We watered the camels again in the afternoon and filled all our waterbags. After sunset, we cooked the remaining leg of goat and Sidi Mohammed divided the meat into portions once, more, this time evidently according to age, not beauty. Sidi Mohammed, being the oldest, got the most. Again, we were treated to a repertoire of sucking, cracking, slurping, and belching, and afterwards, he placed a large portion of uneaten meat in a tree. The meat made him expansive. ‘Ah!’ he said. ‘I remember when I was in Libya, I had a friend who was a police chief. He employed me to hunt gazelles. I went by car, and I never got less than sixteen in a day. The meat was so tender, by God!’
‘But surely, the meat isn’t hillal when you shoot it?’ I said, remembering what a fuss he had made over the goat.

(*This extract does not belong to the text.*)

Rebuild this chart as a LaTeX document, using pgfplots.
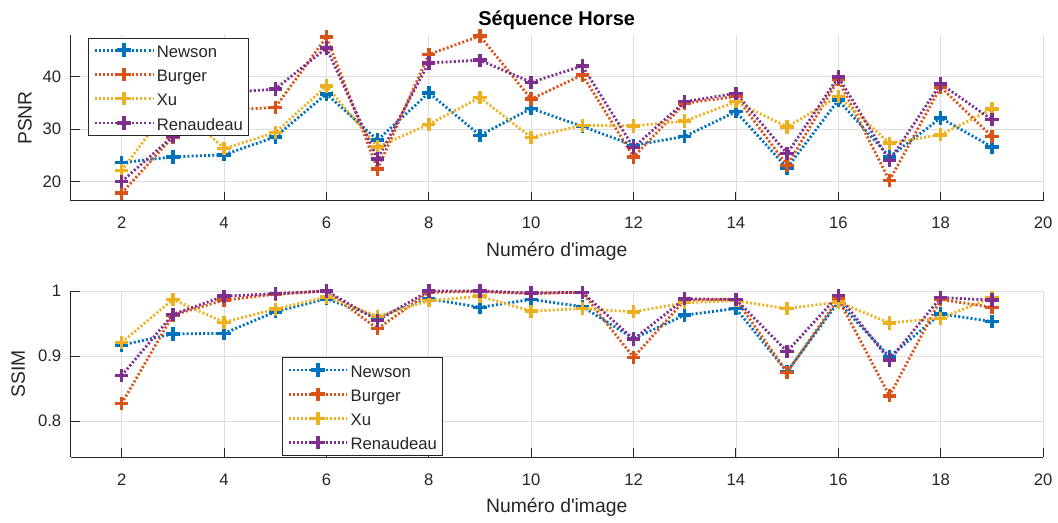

‘It is when you bless the bullets!’ he said. ‘The Libyans are good people, you know. It’s only the government that is bad. At least the Libyans are pure-blooded Arabs. Why, there are tribes in Mali that are more like apes than men. They’re not human beings at all. But there are slaves everywhere, even in Libya. Once, when I was a caretaker, I borrowed the company car. I got it stuck in the sand and had to abandon it. There was a lot of trouble about it. I wasn’t supposed to have taken the car a
t all. My supervisor was a slave, and he had the nerve to tell me that I would be finished. “You’re just a slave, that’s all!” says I. “You’re nothing!” And I kept my job. He was afraid, you see.’ He described how another supervisor, this time an Egyptian, had ordered him to move a bench first to one place, then to another, then back again. ‘I knew he was doing it to be clever!’ Sidi Mohammed said. ‘So I told him, “If you don’t make your mind up, I’ll break your neck!” He never spoke to me after that! Ha! Ha! But half the Egyptians I met in Libya were queers, you know. They liked other men. I once, had to share a room with an Egyptian who was queer. He touched my leg, so I got my knife out. “If you touch me again, I’ll slit your throat!” says I.’ Before his stories got any more hair-raising, we decided to retire.
When we awoke the next morning, I noticed that the package of meat that had been put in the tree was gone. It should have been shared between us. ‘I bet he ate it in the night!’ Marinetta said, incensed. We still had the dried meat, which I kept carefully tied in one of my saddle bags.
We left the wadi of In Telli behind and climbed up through a chasm just wide enough for the camels to pass. The walls were screes of black stone, shattered into pieces like lumps of asphalt. Along the canyon, sweet melons grew. We picked them and peeled off the skin, handing the slices out and cramming the succulent flesh into our mouths till the sugary juice ran down our chins. We emerged on to a plateau, where the camels padded across the smooth, silver bed of what might once, have been a tarn. The hardpan mud still shone dazzlingly with sodium salts. Around its rim lay trees, moribund and skeletal, and hundreds of castle-like termitaries, 6 feet high and solid as granite. We descended over some red dunes, where the sand was splashed with the green of melon plants. Far to the east, we saw a line of hills, deep blue in the morning sun. They were the Sakarezou range, which we should have to cross before reaching Niger. To the north and east lay endless acres of rag, black stones, and gravel, dotted with broken islands of trees and tufts of coarse grass.